* _TASK DESCRIPTION_: Leave out the images and repeat the listing below without a single change.

* _DATASET SECTION_:
'''

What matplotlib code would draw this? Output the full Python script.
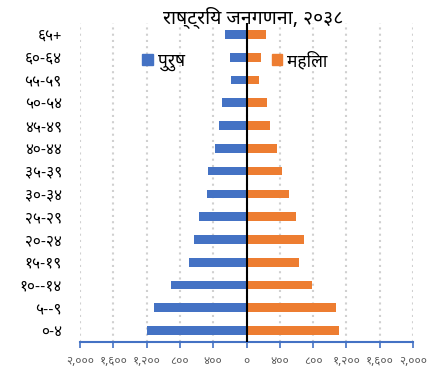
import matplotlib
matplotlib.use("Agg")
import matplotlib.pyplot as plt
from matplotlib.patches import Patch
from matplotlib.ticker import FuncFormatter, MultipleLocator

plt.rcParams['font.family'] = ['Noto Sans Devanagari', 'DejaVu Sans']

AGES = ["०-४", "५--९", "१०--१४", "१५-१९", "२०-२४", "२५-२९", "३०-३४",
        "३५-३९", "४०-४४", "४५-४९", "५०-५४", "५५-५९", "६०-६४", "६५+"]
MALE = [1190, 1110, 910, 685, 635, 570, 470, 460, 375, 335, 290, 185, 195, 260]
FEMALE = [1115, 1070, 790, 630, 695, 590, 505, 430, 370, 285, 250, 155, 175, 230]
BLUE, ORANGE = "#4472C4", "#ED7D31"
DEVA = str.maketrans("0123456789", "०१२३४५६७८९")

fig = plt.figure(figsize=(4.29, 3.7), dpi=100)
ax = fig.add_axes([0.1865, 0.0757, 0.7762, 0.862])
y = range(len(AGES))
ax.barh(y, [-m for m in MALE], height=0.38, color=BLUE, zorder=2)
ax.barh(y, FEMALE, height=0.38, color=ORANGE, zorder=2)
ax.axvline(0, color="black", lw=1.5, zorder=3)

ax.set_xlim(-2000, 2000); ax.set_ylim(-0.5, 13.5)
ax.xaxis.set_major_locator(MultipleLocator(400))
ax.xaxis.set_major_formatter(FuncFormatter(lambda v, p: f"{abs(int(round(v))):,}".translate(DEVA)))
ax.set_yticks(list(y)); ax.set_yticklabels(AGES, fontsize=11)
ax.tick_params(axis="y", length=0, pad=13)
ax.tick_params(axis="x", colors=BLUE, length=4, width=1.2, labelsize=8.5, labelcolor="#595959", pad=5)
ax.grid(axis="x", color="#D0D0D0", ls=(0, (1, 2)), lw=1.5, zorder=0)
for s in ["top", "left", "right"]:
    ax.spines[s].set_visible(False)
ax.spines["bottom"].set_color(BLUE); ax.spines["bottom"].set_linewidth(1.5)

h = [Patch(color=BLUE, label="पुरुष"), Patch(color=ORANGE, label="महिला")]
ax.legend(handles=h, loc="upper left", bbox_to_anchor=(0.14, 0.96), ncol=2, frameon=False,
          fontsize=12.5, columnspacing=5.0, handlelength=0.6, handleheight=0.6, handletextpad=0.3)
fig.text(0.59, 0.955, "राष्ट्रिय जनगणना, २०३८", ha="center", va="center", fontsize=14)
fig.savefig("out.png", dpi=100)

'''

* _WORKED SOLUTION_:
What matplotlib code would draw this? Output the full Python script.
import matplotlib
matplotlib.use("Agg")
import matplotlib.pyplot as plt
from matplotlib.patches import Patch
from matplotlib.ticker import FuncFormatter, MultipleLocator

plt.rcParams['font.family'] = ['Noto Sans Devanagari', 'DejaVu Sans']

AGES = ["०-४", "५--९", "१०--१४", "१५-१९", "२०-२४", "२५-२९", "३०-३४",
        "३५-३९", "४०-४४", "४५-४९", "५०-५४", "५५-५९", "६०-६४", "६५+"]
MALE = [1190, 1110, 910, 685, 635, 570, 470, 460, 375, 335, 290, 185, 195, 260]
FEMALE = [1115, 1070, 790, 630, 695, 590, 505, 430, 370, 285, 250, 155, 175, 230]
BLUE, ORANGE = "#4472C4", "#ED7D31"
DEVA = str.maketrans("0123456789", "०१२३४५६७८९")

fig = plt.figure(figsize=(4.29, 3.7), dpi=100)
ax = fig.add_axes([0.1865, 0.0757, 0.7762, 0.862])
y = range(len(AGES))
ax.barh(y, [-m for m in MALE], height=0.38, color=BLUE, zorder=2)
ax.barh(y, FEMALE, height=0.38, color=ORANGE, zorder=2)
ax.axvline(0, color="black", lw=1.5, zorder=3)

ax.set_xlim(-2000, 2000); ax.set_ylim(-0.5, 13.5)
ax.xaxis.set_major_locator(MultipleLocator(400))
ax.xaxis.set_major_formatter(FuncFormatter(lambda v, p: f"{abs(int(round(v))):,}".translate(DEVA)))
ax.set_yticks(list(y)); ax.set_yticklabels(AGES, fontsize=11)
ax.tick_params(axis="y", length=0, pad=13)
ax.tick_params(axis="x", colors=BLUE, length=4, width=1.2, labelsize=8.5, labelcolor="#595959", pad=5)
ax.grid(axis="x", color="#D0D0D0", ls=(0, (1, 2)), lw=1.5, zorder=0)
for s in ["top", "left", "right"]:
    ax.spines[s].set_visible(False)
ax.spines["bottom"].set_color(BLUE); ax.spines["bottom"].set_linewidth(1.5)

h = [Patch(color=BLUE, label="पुरुष"), Patch(color=ORANGE, label="महिला")]
ax.legend(handles=h, loc="upper left", bbox_to_anchor=(0.14, 0.96), ncol=2, frameon=False,
          fontsize=12.5, columnspacing=5.0, handlelength=0.6, handleheight=0.6, handletextpad=0.3)
fig.text(0.59, 0.955, "राष्ट्रिय जनगणना, २०३८", ha="center", va="center", fontsize=14)
fig.savefig("out.png", dpi=100)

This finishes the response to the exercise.